The Road Ahead: 2026 and Beyond
As we move deeper into 2026, the short-term focus for TD remains its three-year independent monitoring period and the grueling task of overhauling its compliance infrastructure. While the bank is currently flush with capital from the Schwab sale, it remains "trapped" by the $434 billion U.S. asset cap, which regulators have indicated will not be lifted until at least 2027. This cap prevents any major U.S. acquisitions, forcing TD to rely on digital innovation and Canadian market share gains to drive growth.
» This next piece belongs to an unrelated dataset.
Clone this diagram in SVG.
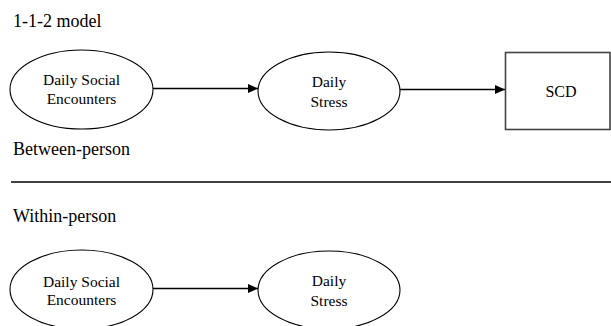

For Charles Schwab, the path forward is one of independence. The removal of the TD "overhang" has allowed management to focus on its core brokerage and wealth management business without the uncertainty of a major shareholder looking to liquidate. Market analysts will be watching the IDA agreement closely; while the equity link is gone, the deposit relationship remains a critical, albeit complex, part of both companies' balance sheets. The challenge for Schwab in the coming months will be navigating a shifting interest rate environment without the strategic safety net of its former Canadian partner.
Final Assessment: An Expensive Lesson in Trust
The $14 billion exit from Charles Schwab was a high-stakes rescue mission that likely saved TD Bank from a catastrophic capital shortfall. It was a transaction born of necessity, marking the end of TD's era as a dominant cross-border power player and the beginning of a years-long period of penance and restructuring.
Moving forward, the market will judge TD not by the size of its balance sheet, but by the effectiveness of its remediation efforts. Investors should keep a sharp eye on the quarterly reports from the independent monitor and any signals from the Federal Reserve regarding the potential easing of growth restrictions. For now, the Schwab sale remains the definitive symbol of a banking giant paying the ultimate price for losing the trust of its regulators. The lasting impact of this event will be felt for years, serving as a reminder that in the modern financial world, compliance is not just a department—it is a prerequisite for growth.
This content is intended for informational purposes only and is not financial advice.